Tito salutò il Direttore, e poi, abbracciato il babbo, salì con lui sulla pesante vettura e via…
La sera, in casa di Tito, si usava far la gran cena di Natale…
– Oh che mangiata voglio dare!..
diceva Timoleoni vedendo i preparativi.
E mantenne la promessa.
Mangiava, mangiava con furia, senza parlare, per paura di perdere un boccone. Cacciava il cibo in bocca come avesse dovuto riempire un sacco vuoto.
– Bada, Tito, che ti farà male . . . consigliava la mamma.
– Ah! rispondeva lui, ho tanta fame, mamma!
– Conservane un po’ per domani.
– C’è posto. . . va là!
E Tito Timoleoni continuava a far lavorare i denti e a cacciar giù roba. A tavola, c’era gente; e, siccome nella sala da pranzo faceva freddo, passarono tutti in un salottino dove ardeva scoppiettando il ceppo tradizionale.
Tito sarebbe rimasto volentieri a tavola, tanto d’aver il tempo di mangiare un altro po’ di frutte, e di metterne in tasca per la mattina dopo; ma suo padre lo teneva d’occhio e dovette uscire cogli altri. Avrebbe rinunciato al caffè… ma poi, sentendosi pieno come un botticino, ne prese una tazza, che empì a mezzo di zucchero.
Si sentiva obeso, aveva sonno, ma il pensiero di potere, senz’essere visto dare una capatina nella sala da pranzo, lo tenne sveglio.
Infatti, colto il momento che babbo era uscito e la mamma parlava col dottore, Tito Timoleoni, pian pianino, entrò nella sala, e vista la fruttiera, la saccheggiò riempiendosene le tasche.
Tornò vicino al fuoco; ma la gola non gli diede requie. Si ficcò in bocca una pera e a poco a poco di soppiatto la trangugiò.
Suo padre se ne accorse.
– Oh Tito! e quando la finisci?
Lui fece segno di no colla testa.
– Oh! tu continui a mangiare?
Altro segno negativo da parte di Tito. Mandò giù il grosso boccone, e finalmente potè rispondere una bugia:
– Non mangio mica io.
Tutti risero, ma il babbo gli disse:
– Ma se avevi la bocca piena proprio adesso!

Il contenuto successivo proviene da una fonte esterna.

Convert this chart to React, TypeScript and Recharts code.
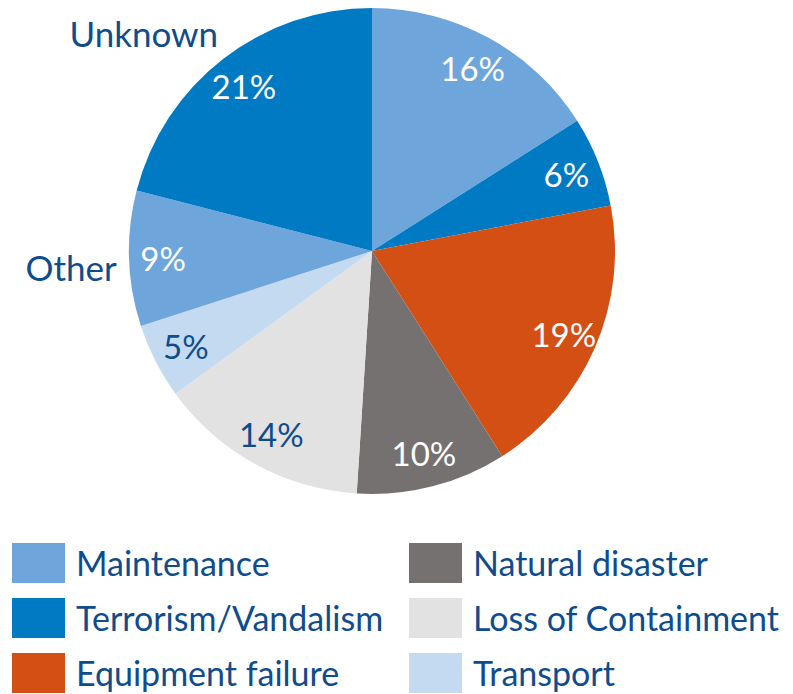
import { PieChart, Pie, Cell } from 'recharts'

const categories = [
    'Maintenance',
    'Terrorism/Vandalism',
    'Equipment failure',
    'Natural disaster',
    'Loss of Containment',
    'Transport',
    'Other',
    'Unknown',
]
const shares = [16, 6, 19, 10, 14, 5, 9, 21]
const sliceColors = ['#6ea6db', '#007ac3', '#d44f13', '#757170', '#e3e2e3', '#c3daf0', '#6ea6db', '#007ac3']
// slices that get their name written outside the pie
const outsideNames = ['Unknown', 'Other']
// light slices carry dark labels
const darkLabelNames = ['Loss of Containment', 'Transport']

// legend order: two columns, three rows
const legendItems = [
    { name: 'Maintenance', color: '#6ea6db' },
    { name: 'Natural disaster', color: '#757170' },
    { name: 'Terrorism/Vandalism', color: '#007ac3' },
    { name: 'Loss of Containment', color: '#e3e2e3' },
    { name: 'Equipment failure', color: '#d44f13' },
    { name: 'Transport', color: '#c3daf0' },
]

const data = categories.map((name, i) => ({ name, value: shares[i] }))

const FONT = 'Lato, "Open Sans", sans-serif'
const TEXT_BLUE = '#0f4c8c'
const RAD = Math.PI / 180

function renderLabel(props: any) {
    const { cx, cy, midAngle, outerRadius, value, name } = props
    const r = outerRadius * 0.86
    const x = cx + r * Math.cos(-midAngle * RAD)
    const y = cy + r * Math.sin(-midAngle * RAD)
    const ro = outerRadius * 1.08
    const ox = cx + ro * Math.cos(-midAngle * RAD) + 7
    const oy = cy + ro * Math.sin(-midAngle * RAD)
    return (
        <g>
            <text
                x={x}
                y={y}
                fill={darkLabelNames.includes(name) ? TEXT_BLUE : '#ffffff'}
                textAnchor="middle"
                dominantBaseline="central"
                style={{ fontFamily: FONT, fontSize: 33 }}
            >
                {`${value}%`}
            </text>
            {outsideNames.includes(name) && (
                <text
                    x={ox}
                    y={oy + (name === 'Other' ? 8 : -11)}
                    fill={TEXT_BLUE}
                    textAnchor="end"
                    dominantBaseline="central"
                    style={{ fontFamily: FONT, fontSize: 35 }}
                >
                    {name}
                </text>
            )}
        </g>
    )
}

function LegendGrid() {
    return (
        <div
            style={{
                position: 'absolute',
                left: 12,
                top: 543,
                display: 'grid',
                gridTemplateColumns: '397px 380px',
                rowGap: 15,
                fontFamily: FONT,
                fontSize: 34,
                color: TEXT_BLUE,
            }}
        >
            {legendItems.map((item) => (
                <div key={item.name} style={{ display: 'flex', alignItems: 'center', height: 40 }}>
                    <span style={{ width: 53, height: 40, background: item.color, marginRight: 11, flexShrink: 0 }} />
                    <span style={{ whiteSpace: 'nowrap', lineHeight: '40px' }}>{item.name}</span>
                </div>
            ))}
        </div>
    )
}

export default function App() {
    return (
        <div style={{ position: 'absolute', left: 0, top: 0, width: 793, height: 694, background: '#fff' }}>
            <PieChart width={793} height={540} margin={{ top: 0, right: 0, bottom: 0, left: 0 }}>
                <Pie
                    data={data}
                    dataKey="value"
                    nameKey="name"
                    cx={372}
                    cy={251}
                    outerRadius={243}
                    startAngle={90}
                    endAngle={-270}
                    stroke="none"
                    label={renderLabel}
                    labelLine={false}
                    isAnimationActive={false}
                >
                    {data.map((d, i) => (
                        <Cell key={d.name} fill={sliceColors[i]} />
                    ))}
                </Pie>
            </PieChart>
            <LegendGrid />
        </div>
    )
}
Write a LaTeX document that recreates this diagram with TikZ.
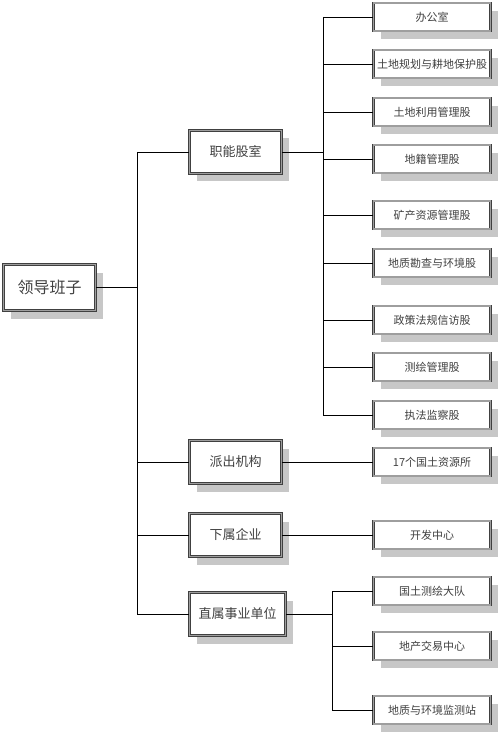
\documentclass[tikz,border=0pt]{standalone}
\usepackage{fontspec}
\newfontfamily\cjk{Noto Sans CJK SC}
\usetikzlibrary{shadows}
\begin{document}
\begin{tikzpicture}[x=1pt, y=-1pt,
    unitbox/.style={draw=black!75, double=black!38, line width=0.7pt, double distance=1.4pt,
        fill=white, text=black!75, inner sep=0pt, font=\cjk,
        drop shadow={shadow xshift=7pt, shadow yshift=-8pt, fill=black!22, opacity=1}},
    topbox/.style={unitbox, minimum width=92pt, minimum height=46pt, font=\cjk\fontsize{16}{16}\selectfont},
    midbox/.style={unitbox, minimum width=92pt, minimum height=43pt, font=\cjk\fontsize{13}{13}\selectfont},
    subbox/.style={unitbox, minimum width=117pt, minimum height=28pt, font=\cjk\fontsize{11}{11}\selectfont},
    link/.style={black, line width=0.9pt}]

    \useasboundingbox[fill=white] (0,0) rectangle (500,735);

    %% Leadership
    \node[topbox] (lead) at (49.5,287.5) {领导班子};

    %% Second level
    \node[midbox] (func) at (235.5,152) {职能股室};
    \node[midbox] (dispatch) at (235.5,462) {派出机构};
    \node[midbox] (firm) at (235.5,535) {下属企业};
    \node[midbox, minimum width=96pt] (direct) at (237.5,614) {直属事业单位};

    %% Functional sections
    \node[subbox] (s1) at (432,17) {办公室};
    \node[subbox] (s2) at (432,64) {土地规划与耕地保护股};
    \node[subbox] (s3) at (432,112) {土地利用管理股};
    \node[subbox] (s4) at (432,159) {地籍管理股};
    \node[subbox] (s5) at (432,215) {矿产资源管理股};
    \node[subbox] (s6) at (432,263) {地质勘查与环境股};
    \node[subbox] (s7) at (432,320) {政策法规信访股};
    \node[subbox] (s8) at (432,367) {测绘管理股};
    \node[subbox] (s9) at (432,415) {执法监察股};

    % Other units
    \node[subbox] (office) at (432,462) {17个国土资源所};
    \node[subbox] (dev) at (432,535) {开发中心};
    \node[subbox] (d1) at (432,591) {国土测绘大队};
    \node[subbox] (d2) at (432,646) {地产交易中心};
    \node[subbox] (d3) at (432,710) {地质与环境监测站};

    %% Connectors
    \coordinate (trunk) at (137,287.5);
    \coordinate (ftrunk) at (323,152);
    \coordinate (dtrunk) at (332,614);

    % Main trunk
    \draw[link] (lead.east) -- (trunk);
    \draw[link] (trunk |- func) -- (trunk |- direct);
    \foreach \n in {func, dispatch, firm, direct}
        \draw[link] (trunk |- \n) -- (\n.west);

    % Functional sections
    \draw[link] (func.east) -- (ftrunk);
    \draw[link] (ftrunk |- s1) -- (ftrunk |- s9);
    \foreach \n in {s1, s2, s3, s4, s5, s6, s7, s8, s9}
        \draw[link] (ftrunk |- \n) -- (\n.west);

    % Single links
    \draw[link] (dispatch.east) -- (office.west);
    \draw[link] (firm.east) -- (dev.west);

    % Direct units
    \draw[link] (direct.east) -- (dtrunk);
    \draw[link] (dtrunk |- d1) -- (dtrunk |- d3);
    \foreach \n in {d1, d2, d3}
        \draw[link] (dtrunk |- \n) -- (\n.west);

\end{tikzpicture}
\end{document}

– Oh! era una piccola pera.
Visto che non c’era mezzo di mangiare in pace, il ragazzo disse che aveva sonno e se ne andò in camera, dove spogliandosi, ad uno ad uno mise in bocca il resto dei frutti. S’addormentò, si può dire colla bocca piena; ma svegliatosi dopo un’ora gli parve che la stanza gli girasse d’intorno; sentiva un gran mal di capo e dei dolori al ventre. Per un po’ soffrì, ma il male crebbe; gli parve di morire.
Chiamò, urlò. Corse la mamma che capì subito di che si trattava.
Il dottore sali col babbo nella stanza di Tito e disse trattarsi d’una terribile indigestione; ordinò dei pannilini caldi allo stomaco e mandò a prendere un emetico. Tito Timoleoni fu costretto, dirò così, a restituire la roba mangiata con tanta ingordigia; ma pareva guarito e la notte dormì.
– Ahimé! la mattina dopo non potè alzarsi.
Tornò il medico, e ordinò dieta rigorosa tutt’al più un po’ di brodo.
– Povero Tito! passò in letto, e a digiuno Natale e Santo Stefano – e al martedì dovette ripartire per Milano.